To perform the comparative analysis, we evaluated the forecasting performance of the two approaches on the test set of the five areas (identified by the zip-codes). The results for the algorithms were obtained by performing an accurate tuning of the input parameters: for each dataset, different runs were executed for different values of the parameters, then the best results were selected. The results shown below only refer to the run with the best combination of parameters. Figure 7 summarizes the results of the comparison between our proposed approach based on mobility patterns (MobPat) and the auto-regression approach based only on a auto-regressive formula (AR). The figure shows the achieved indices, for the five areas (zip-codes) under investigation. In particular, we can see that our approach largely achieves better performances than other algorithms, in terms of MAE, MAPE, MSE and MedAE, for all five zip-codes (but MedAE on the zip-codes 60611, as shown in Fig. 7d). Taking into account the two indices \(R^2\) and EVS, even if it is less evident, our approach results in better performance compared to the other. These results confirm the appropriateness of the proposed approach based on mobility patterns and its good performance in the epidemic prediction domain.

Fig. 7
figure 7

Comparative analysis among the two approaches, evaluating six indices, for the zip-codes under investigation

6 Conclusion

COVID-19 has been resulting as one of the worst pandemics in history, which has been responsible for more than four hundred million reported cases. This has motivated a research effort towards the study of data-driven predictive models for epidemic events, whose effectiveness is crucial to support decision-makers in the efficient management and utilization of healthcare resources.
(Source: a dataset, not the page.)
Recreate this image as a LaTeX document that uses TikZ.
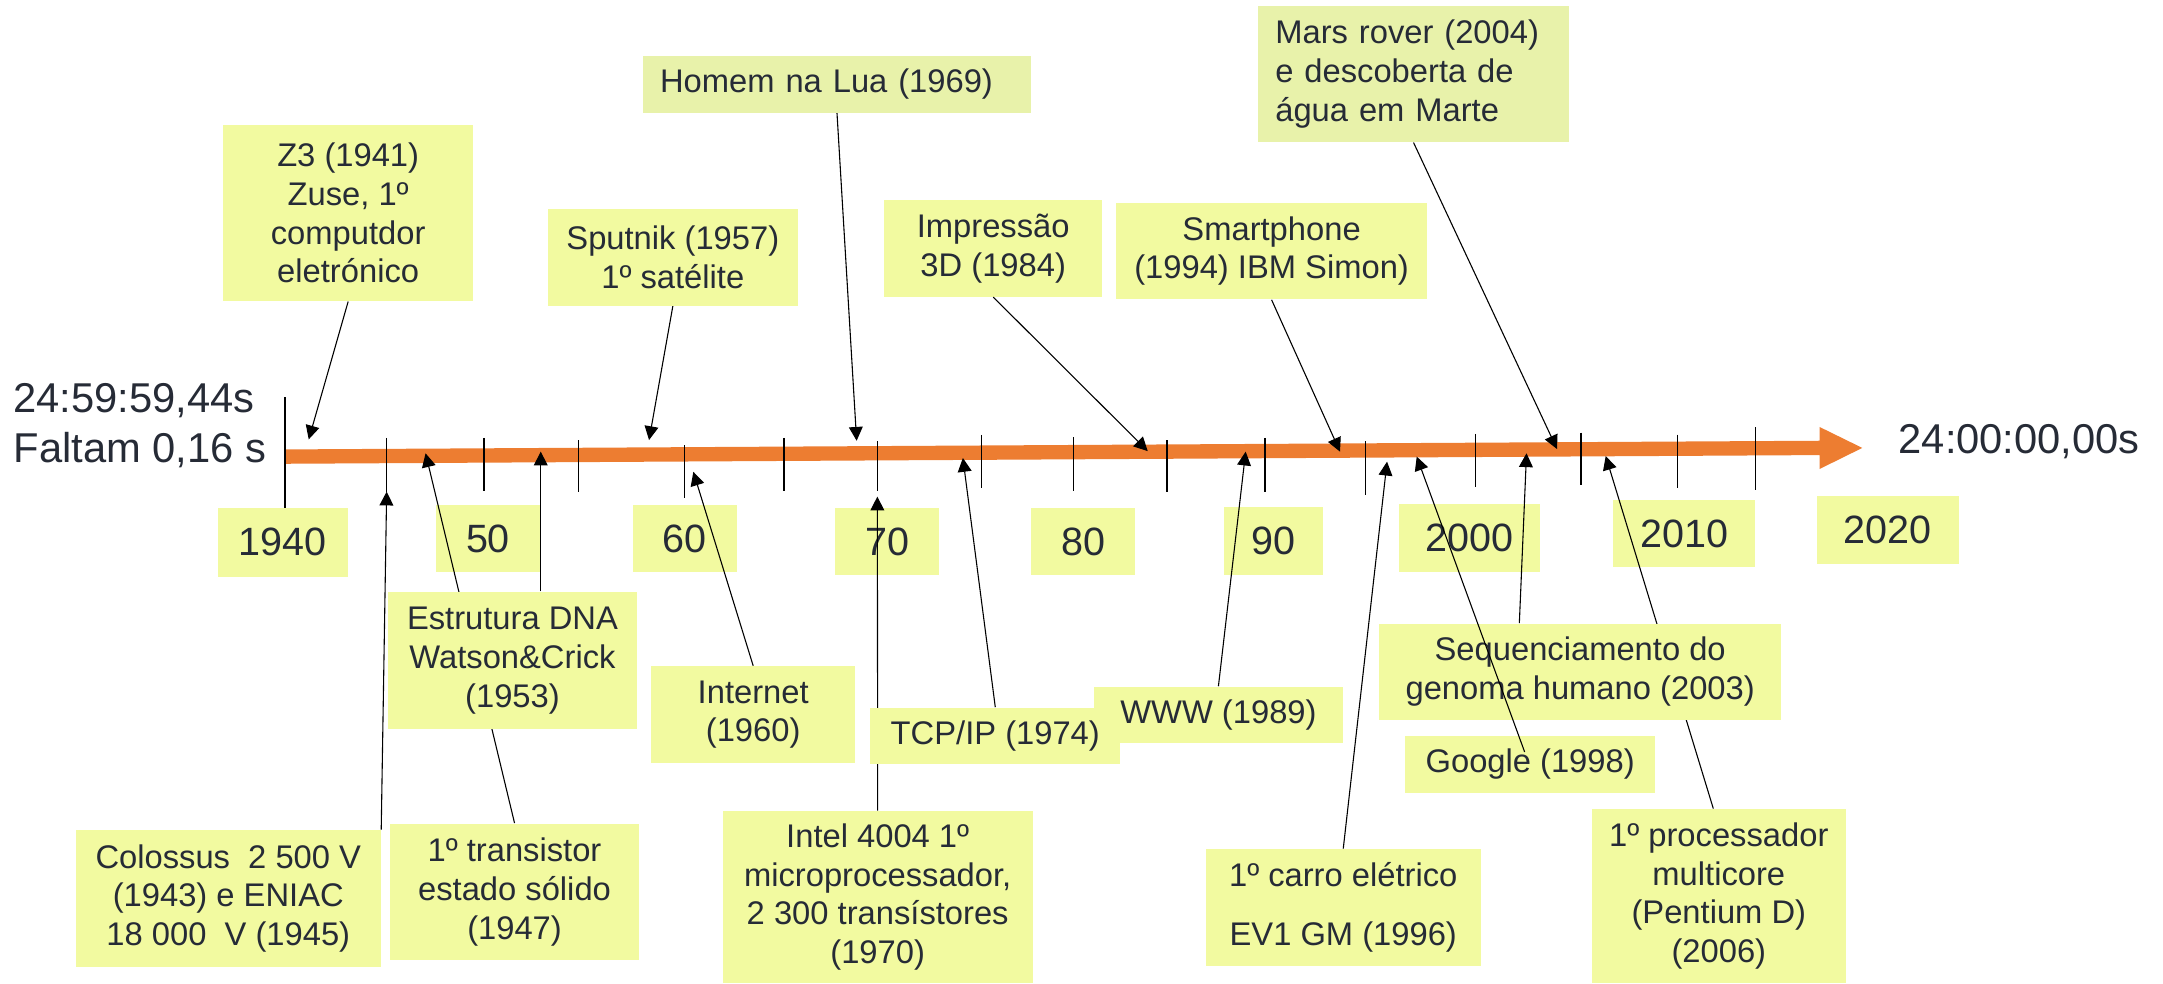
\documentclass[tikz,border=0pt]{standalone}
\usepackage{fontspec}
\setmainfont{Liberation Sans}
\usetikzlibrary{arrows.meta,calc}
\definecolor{boxc}{HTML}{F2FAA0}
\definecolor{boxd}{HTML}{E8F2AA}
\definecolor{txt}{HTML}{262B36}
\definecolor{axisc}{HTML}{ED7D31}
\tikzset{
 sz/.style 2 args={minimum width=#1*0.02cm, minimum height=#2*0.02cm},
 ev/.style={fill=boxc, text=txt, inner sep=0pt, align=center, font=\fontsize{13.5}{16}\selectfont},
 yr/.style={fill=boxc, text=txt, inner sep=0pt, font=\fontsize{16.3}{19}\selectfont},
 tickln/.style={line width=0.6pt, black},
 con/.style={line width=0.45pt, black, -{Triangle[length=0.2cm, width=0.2cm]}},
 tm/.style={text=txt, inner sep=0pt, font=\fontsize{17.2}{20.7}\selectfont},
}
\begin{document}
\begin{tikzpicture}[x=0.02cm, y=-0.02cm]
\useasboundingbox (0,0) rectangle (1568,713);

% axis
\fill[axisc] (207,325.8) -- (1319,319.5) -- (1319,309.5) -- (1350,324.7) -- (1319,340) -- (1319,329.9) -- (207,336.2) -- cycle;
\coordinate (v0) at (206.6,288);
\coordinate (v1) at (206.6,368.5);
\draw[tickln] (v0) -- (v1);
\foreach \x/\a/\b in {280.3/317.5/356.4, 351/317.5/355.7, 419.4/319/357, 496.3/322.6/361,
  568.4/317.5/355.7, 636/319.7/356, 711.6/315.3/353.8, 778/317/356, 846/319/357,
  917/317.5/357, 990/320/358.8, 1069.6/314.6/352.8, 1146/313.6/351.7, 1216/315/353.8, 1272.6/309.6/355}
  \draw[tickln] (\x,\a) -- (\x,\b);

\node[tm, anchor=north west, align=left] (tl) at (9.5,277.6) {24:59:59,44s\\Faltam 0,16 s};
\node[tm, anchor=base west] (tr) at (1376,328.8) {24:00:00,00s};

% year boxes
\node[yr, sz={94}{50}] (y1940) at (205,393) {1940};
\node[yr, sz={75.5}{49}] (y50) at (353.75,390.5) {50};
\node[yr, sz={75.4}{49}] (y60) at (496.3,390.5) {60};
\node[yr, sz={75.3}{49}] (y70) at (643.15,392.5) {70};
\node[yr, sz={75.6}{49}] (y80) at (785.2,392.5) {80};
\node[yr, sz={72}{49.3}] (y90) at (923,392.15) {90};
\node[yr, sz={102.5}{49.6}] (y2000) at (1065.25,390.2) {2000};
\node[yr, sz={103}{48.5}] (y2010) at (1221,386.75) {2010};
\node[yr, sz={103}{49.3}] (y2020) at (1368.5,384.15) {2020};

% top event boxes
\node[ev, sz={181}{127.6}] (z3) at (252.4,154.4) {Z3 (1941)\\Zuse, 1º\\computdor\\eletrónico};
\node[ev, sz={181.5}{70}] (sput) at (487.75,186.55) {Sputnik (1957)\\1º satélite};
\node[ev, fill=boxd, sz={281.5}{41}, align=left, inner xsep=0.25cm, text width=5.13cm] (homem) at (606.75,61.15) {Homem na Lua (1969)};
\node[ev, sz={158}{70}] (imp) at (720,180) {Impressão\\3D (1984)};
\node[ev, sz={225.6}{70}] (smart) at (921.8,182) {Smartphone\\(1994) IBM Simon)};
\node[ev, fill=boxd, sz={225.4}{99}, align=left, inner xsep=0.25cm, text width=4.008cm] (mars) at (1024.7,53.5) {Mars rover (2004)\\e descoberta de\\água em Marte};

% bottom event boxes (first group)
\node[ev, sz={221}{99}] (col) at (165.5,651.2) {Colossus~~2 500 V\\(1943) e ENIAC\\18 000~~V (1945)};
\node[ev, sz={180}{99}] (trans) at (373,646.5) {1º transistor\\estado sólido\\(1947)};
\node[ev, sz={148}{70}] (net) at (546,518) {Internet\\(1960)};
\node[ev, sz={224.5}{124.6}] (intel) at (636.25,650.3) {Intel 4004 1º\\microprocessador,\\2 300 transístores\\(1970)};
\node[ev, sz={180.5}{41}] (www) at (883.25,518.3) {WWW (1989)};
\node[ev, sz={199.5}{84.5}] (carro) at (973.75,657.75) {1º carro elétrico\\[0.28cm]EV1 GM (1996)};
\node[ev, sz={181.5}{41}] (google) at (1109.25,554) {Google (1998)};
\node[ev, sz={184}{126}] (multi) at (1246,649.5) {1º processador\\multicore\\(Pentium D)\\(2006)};

% arrow tips
\coordinate (tZ3) at (223.8,318.5);
\coordinate (tSput) at (470.5,319);
\coordinate (tHom) at (621,319.5);
\coordinate (tImp) at (832,327);
\coordinate (tSmart) at (971.4,327.4);
\coordinate (tMars) at (1128.7,325.5);
\coordinate (tCol) at (280.3,356.4);
\coordinate (tTrans) at (308.5,328.6);
\coordinate (tDNA) at (392,327.4);
\coordinate (tNet) at (502.6,342);
\coordinate (tIntel) at (636,360);
\coordinate (tTcp) at (698,332);
\coordinate (tWww) at (903,327.4);
\coordinate (tCar) at (1005.5,334.7);
\coordinate (tGoo) at (1027,331);
\coordinate (tSeq) at (1106.6,328.6);
\coordinate (tMul) at (1164,330.6);

% arrows hidden behind later boxes
\draw[con] (trans.north) -- (tTrans);
\draw[con] (intel.north) -- (tIntel);
\draw[con] ($(multi.north)+(-4,0)$) -- (tMul);

% boxes on top of those arrows
\node[ev, sz={181}{99.5}] (dna) at (371.5,478.75) {Estrutura DNA\\Watson\&Crick\\(1953)};
\node[ev, sz={181}{41}] (tcp) at (721.5,533.5) {TCP/IP (1974)};
\node[ev, sz={291}{70}] (seq) at (1145.5,487) {Sequenciamento do\\genoma humano (2003)};

% remaining arrows
\draw[con] (z3.south) -- (tZ3);
\draw[con] (sput.south) -- (tSput);
\draw[con] (homem.south) -- (tHom);
\draw[con] (imp.south) -- (tImp);
\draw[con] (smart.south) -- (tSmart);
\draw[con] (mars.south) -- (tMars);
\draw[con] (col.north east) -- (tCol);
\draw[con] (dna.north -| tDNA) -- (tDNA);
\draw[con] (net.north) -- (tNet);
\draw[con] (tcp.north) -- (tTcp);
\draw[con] (www.north) -- (tWww);
\draw[con] (carro.north) -- (tCar);
\draw[con] ($(google.north)+(-4,12)$) -- (tGoo);
\draw[con] ($(seq.north west)!0.3488!(seq.north east)$) -- (tSeq);
\end{tikzpicture}
\end{document}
This paper presented the design and implementation of an approach based on spatial analysis and regressive models to discover spatio-temporal predictive epidemic models from mobility and infection data. First, the algorithm extracts infection hotspots, mobility hotspots, and mobility patterns. Then, on the basis of such knowledge, as infectious diseases are mainly spread through human-human transmissions, epidemic patterns are extracted from the subset of mobility patterns involving epidemic hotspots. Finally, the approach extracts a specific epidemic forecasting model for each epidemic hotspot, by analyzing the infection data. The experimental evaluation, performed on a real-world data set collecting the infection cases of some areas of Chicago, showed that the proposed methodology can forecast the number of positive cases with good accuracy. Furthermore, we also presented a comparative analysis with an auto-regressive algorithm exploited as base-line.
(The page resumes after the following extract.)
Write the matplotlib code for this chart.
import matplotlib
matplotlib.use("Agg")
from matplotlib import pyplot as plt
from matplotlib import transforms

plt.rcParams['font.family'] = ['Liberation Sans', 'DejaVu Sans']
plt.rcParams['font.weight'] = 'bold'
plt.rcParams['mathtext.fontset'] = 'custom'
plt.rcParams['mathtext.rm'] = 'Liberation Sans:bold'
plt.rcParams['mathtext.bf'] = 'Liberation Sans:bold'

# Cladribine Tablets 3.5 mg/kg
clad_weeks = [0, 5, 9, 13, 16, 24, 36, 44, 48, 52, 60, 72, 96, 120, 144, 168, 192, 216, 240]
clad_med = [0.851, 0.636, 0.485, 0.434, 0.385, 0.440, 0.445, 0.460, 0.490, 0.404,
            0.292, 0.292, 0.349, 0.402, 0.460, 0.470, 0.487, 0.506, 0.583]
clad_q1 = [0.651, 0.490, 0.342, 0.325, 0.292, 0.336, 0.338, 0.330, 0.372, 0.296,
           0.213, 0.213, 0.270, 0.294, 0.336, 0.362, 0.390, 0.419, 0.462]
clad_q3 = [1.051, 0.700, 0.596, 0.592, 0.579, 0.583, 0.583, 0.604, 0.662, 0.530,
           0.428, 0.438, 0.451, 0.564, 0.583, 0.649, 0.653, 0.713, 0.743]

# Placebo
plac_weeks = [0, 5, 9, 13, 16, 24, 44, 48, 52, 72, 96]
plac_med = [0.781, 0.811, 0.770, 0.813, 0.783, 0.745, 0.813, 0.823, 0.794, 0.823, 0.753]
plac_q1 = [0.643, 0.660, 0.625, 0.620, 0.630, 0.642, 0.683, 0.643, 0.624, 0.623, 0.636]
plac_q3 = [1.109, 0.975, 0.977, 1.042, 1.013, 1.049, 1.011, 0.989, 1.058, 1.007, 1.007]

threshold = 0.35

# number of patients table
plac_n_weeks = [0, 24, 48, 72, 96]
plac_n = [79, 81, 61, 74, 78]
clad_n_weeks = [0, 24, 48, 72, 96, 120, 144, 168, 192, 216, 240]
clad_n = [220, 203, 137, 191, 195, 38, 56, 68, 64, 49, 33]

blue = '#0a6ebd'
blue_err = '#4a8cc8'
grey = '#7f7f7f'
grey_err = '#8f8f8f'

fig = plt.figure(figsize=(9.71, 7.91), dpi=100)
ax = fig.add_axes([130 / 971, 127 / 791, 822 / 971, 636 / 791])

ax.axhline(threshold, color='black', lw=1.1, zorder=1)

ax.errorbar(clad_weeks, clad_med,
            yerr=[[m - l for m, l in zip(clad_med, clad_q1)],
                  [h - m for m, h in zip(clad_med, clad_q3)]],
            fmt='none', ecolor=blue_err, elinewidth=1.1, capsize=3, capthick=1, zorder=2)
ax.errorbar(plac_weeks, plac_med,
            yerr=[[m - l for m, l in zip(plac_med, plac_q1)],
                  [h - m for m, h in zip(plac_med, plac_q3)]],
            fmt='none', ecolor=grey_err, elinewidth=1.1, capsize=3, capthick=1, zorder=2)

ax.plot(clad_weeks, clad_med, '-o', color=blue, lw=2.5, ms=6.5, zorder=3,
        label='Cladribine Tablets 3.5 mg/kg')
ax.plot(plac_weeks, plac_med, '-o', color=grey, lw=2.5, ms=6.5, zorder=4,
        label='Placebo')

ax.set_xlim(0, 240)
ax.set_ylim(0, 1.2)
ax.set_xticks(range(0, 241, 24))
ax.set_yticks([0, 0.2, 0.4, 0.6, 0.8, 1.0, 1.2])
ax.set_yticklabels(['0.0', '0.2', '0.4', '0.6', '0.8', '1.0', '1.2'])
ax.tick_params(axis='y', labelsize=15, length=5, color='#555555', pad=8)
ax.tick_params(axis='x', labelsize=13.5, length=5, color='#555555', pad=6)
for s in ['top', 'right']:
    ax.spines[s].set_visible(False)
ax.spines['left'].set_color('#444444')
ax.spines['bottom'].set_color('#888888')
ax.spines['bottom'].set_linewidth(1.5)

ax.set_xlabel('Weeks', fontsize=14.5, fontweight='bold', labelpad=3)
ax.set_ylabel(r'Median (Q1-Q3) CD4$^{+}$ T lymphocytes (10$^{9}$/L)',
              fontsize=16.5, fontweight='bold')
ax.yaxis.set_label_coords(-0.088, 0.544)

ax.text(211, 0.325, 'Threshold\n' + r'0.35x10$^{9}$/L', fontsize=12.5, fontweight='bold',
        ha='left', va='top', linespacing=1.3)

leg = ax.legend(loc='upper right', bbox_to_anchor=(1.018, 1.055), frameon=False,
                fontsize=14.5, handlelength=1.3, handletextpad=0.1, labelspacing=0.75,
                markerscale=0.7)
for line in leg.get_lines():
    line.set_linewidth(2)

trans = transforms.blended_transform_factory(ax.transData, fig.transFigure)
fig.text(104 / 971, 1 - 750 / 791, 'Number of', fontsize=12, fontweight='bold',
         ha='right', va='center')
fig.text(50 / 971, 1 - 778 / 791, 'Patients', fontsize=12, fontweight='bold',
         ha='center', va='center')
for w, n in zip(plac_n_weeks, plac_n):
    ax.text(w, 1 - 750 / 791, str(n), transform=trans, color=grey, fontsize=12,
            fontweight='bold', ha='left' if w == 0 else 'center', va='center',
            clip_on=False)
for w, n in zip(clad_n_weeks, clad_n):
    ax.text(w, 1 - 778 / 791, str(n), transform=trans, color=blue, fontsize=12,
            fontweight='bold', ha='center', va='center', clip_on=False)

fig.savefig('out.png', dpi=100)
In future work, other research issues may be investigated. First, we may perform an extended experimental evaluation on other urban territories, to assess the results obtained in the case study reported here. Second, we may further explore the application of other spatial analysis approaches and regressive algorithms for the extraction of forecasting models. Third, in addition to the number of positive cases, it may be interesting to investigate some methodologies that predict other relevant indicators related to the epidemics under investigation.